Alright – so today we’ve got the honor of introducing you to Megan McNulty. We think you’ll enjoy our conversation, we’ve shared it below.
Megan, appreciate you joining us today. How did you learn to do what you do? Knowing what you know now, what could you have done to speed up your learning process? What skills do you think were most essential? What obstacles stood in the way of learning more?

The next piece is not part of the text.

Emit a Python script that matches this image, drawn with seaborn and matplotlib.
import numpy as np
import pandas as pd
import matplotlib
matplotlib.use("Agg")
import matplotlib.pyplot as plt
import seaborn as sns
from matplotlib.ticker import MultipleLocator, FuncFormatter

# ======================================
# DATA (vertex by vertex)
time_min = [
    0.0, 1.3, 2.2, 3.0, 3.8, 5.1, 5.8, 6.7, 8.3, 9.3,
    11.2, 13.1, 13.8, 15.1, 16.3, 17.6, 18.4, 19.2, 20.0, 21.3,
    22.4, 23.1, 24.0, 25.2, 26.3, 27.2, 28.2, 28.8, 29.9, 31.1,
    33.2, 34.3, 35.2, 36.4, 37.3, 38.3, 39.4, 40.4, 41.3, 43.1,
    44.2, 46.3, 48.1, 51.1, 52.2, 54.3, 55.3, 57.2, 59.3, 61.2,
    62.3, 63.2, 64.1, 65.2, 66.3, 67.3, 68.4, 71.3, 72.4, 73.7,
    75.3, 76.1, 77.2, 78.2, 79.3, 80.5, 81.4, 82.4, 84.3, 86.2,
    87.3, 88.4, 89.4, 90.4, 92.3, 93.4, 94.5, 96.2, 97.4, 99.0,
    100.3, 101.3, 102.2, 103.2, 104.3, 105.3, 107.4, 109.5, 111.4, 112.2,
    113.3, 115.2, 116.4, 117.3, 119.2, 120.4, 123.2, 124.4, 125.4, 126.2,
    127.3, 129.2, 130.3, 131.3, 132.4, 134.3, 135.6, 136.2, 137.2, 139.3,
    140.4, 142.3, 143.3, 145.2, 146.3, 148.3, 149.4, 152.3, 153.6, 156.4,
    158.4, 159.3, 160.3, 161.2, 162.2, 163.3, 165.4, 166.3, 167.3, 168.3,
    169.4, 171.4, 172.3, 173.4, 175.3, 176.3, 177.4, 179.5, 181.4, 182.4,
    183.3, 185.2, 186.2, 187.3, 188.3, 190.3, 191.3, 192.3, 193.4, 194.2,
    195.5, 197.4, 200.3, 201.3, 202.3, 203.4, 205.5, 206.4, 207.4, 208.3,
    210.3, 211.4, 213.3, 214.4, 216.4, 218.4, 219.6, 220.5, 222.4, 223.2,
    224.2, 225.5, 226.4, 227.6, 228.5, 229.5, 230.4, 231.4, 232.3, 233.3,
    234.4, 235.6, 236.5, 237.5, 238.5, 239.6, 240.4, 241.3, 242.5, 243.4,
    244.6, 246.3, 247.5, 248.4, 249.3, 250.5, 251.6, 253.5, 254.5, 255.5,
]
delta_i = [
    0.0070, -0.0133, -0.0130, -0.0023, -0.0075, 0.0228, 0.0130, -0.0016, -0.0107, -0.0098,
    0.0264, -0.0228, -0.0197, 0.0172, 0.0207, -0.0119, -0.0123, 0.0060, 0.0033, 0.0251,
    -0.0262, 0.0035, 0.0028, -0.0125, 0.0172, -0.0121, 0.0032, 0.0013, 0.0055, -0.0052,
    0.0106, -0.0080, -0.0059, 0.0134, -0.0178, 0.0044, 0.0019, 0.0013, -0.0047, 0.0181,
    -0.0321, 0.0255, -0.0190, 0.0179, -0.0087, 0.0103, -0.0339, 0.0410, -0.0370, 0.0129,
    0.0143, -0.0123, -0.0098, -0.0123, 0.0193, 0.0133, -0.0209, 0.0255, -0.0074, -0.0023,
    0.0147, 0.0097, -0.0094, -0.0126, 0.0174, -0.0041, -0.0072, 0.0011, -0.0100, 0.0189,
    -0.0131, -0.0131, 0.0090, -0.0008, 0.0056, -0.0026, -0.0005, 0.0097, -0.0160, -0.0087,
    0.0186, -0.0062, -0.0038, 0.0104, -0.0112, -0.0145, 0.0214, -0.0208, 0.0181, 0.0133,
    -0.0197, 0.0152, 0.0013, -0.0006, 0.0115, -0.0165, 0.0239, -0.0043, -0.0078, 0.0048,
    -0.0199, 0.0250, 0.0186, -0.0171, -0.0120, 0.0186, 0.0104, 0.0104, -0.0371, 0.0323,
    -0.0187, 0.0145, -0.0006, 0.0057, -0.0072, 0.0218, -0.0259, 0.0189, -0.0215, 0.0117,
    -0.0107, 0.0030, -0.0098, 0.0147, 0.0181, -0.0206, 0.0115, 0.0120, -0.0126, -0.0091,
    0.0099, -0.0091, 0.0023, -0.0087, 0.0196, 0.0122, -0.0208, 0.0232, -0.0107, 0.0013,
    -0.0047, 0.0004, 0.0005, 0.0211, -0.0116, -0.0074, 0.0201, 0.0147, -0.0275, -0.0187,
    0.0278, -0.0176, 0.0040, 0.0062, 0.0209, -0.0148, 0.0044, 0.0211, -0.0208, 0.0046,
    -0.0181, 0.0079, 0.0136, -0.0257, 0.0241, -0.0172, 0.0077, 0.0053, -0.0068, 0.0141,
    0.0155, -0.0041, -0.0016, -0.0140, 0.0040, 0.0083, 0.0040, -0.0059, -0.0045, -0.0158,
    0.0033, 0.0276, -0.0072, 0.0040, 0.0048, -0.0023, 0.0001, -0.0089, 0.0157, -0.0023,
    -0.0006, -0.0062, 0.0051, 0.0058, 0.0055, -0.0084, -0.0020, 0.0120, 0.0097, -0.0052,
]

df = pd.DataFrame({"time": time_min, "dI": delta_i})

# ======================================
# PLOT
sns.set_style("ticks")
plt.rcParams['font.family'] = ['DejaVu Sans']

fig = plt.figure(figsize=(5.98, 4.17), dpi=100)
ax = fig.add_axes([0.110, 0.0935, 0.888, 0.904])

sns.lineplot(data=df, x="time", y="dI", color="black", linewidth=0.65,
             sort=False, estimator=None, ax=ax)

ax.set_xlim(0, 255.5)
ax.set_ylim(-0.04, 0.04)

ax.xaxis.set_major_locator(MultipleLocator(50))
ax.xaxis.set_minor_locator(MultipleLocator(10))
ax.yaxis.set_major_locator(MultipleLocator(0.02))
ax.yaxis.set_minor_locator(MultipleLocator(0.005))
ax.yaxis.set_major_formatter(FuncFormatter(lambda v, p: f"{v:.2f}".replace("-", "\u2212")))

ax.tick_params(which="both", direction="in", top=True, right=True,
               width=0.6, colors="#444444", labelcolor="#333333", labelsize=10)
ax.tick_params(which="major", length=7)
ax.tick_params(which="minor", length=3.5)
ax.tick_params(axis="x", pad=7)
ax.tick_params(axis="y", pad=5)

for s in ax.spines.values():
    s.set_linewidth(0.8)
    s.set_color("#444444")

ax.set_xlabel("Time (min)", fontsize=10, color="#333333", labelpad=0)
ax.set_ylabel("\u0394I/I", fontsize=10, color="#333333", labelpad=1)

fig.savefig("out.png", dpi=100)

As an educator at heart, I am deeply grateful to all of the educators who have given me the continued gift of craft. No matter what I am teaching (academics, character study, on camera auditioning), I reflect back on the wisdom and words from my own mentors. My acting mentor, Warner Loughlin, gifted me with the permission to fail. I’ll never forget her telling my type-A achieving self (after seeing my verbose analytical written work) to do less, including not worry about the words (of my work or my scene). She taught me to throw my focus on the other person and think a thought… one thought to the next… and to leave the ego that worried over whether I was good enough at the door. It took the focus off me and back to what mattered… the characters and the work. My writing mentor, Charlotte Chatton, gifted me with the power of the truth. “It carries a weight no lie can counterfeit.” She taught me the importance of character based story telling and gave me the literal knowledge (and my most favorite docs) to break it all down so that I could devote those 10,000 hours towards the craft of film and tv writing, which I’m so blessed to share with my writing partner, Nikki DeLoach. My Martial Arts mentors, Grandmaster Keith Winkle and Master Kati Peregoy, gifted me with a curiosity to achieve something beyond what my mind could ever comprehend. I’m not a first degree black belt working towards second because of perfection, but because I just keep showing up when I can, as I am. I “practice like perform and perform like practice” and I see my feet (or hands) going through boards in my mind’s eye. Still, there’s a massive amount of skill and the fundamentals must be strong. When those fundamentals are off, boards don’t break and I don’t pass a testing to get my next belt. Developing skill and craft is always the key and I have tried to impart that across my own classroom settings, ages and areas of study. It’s at the core of everything we do and when we make it about the work, we find the purpose and the joy. Every time I have made it about anything else (a credit, an accolade, a paycheck, a proof of who I am), I get frustrated and the imperfection manager takes over. By going back to what I know, what I’ve learned and what I still need to learn, I get back to the place I always want my own students to find. The place where it’s a conversation and we’re all working together to figure out the best story.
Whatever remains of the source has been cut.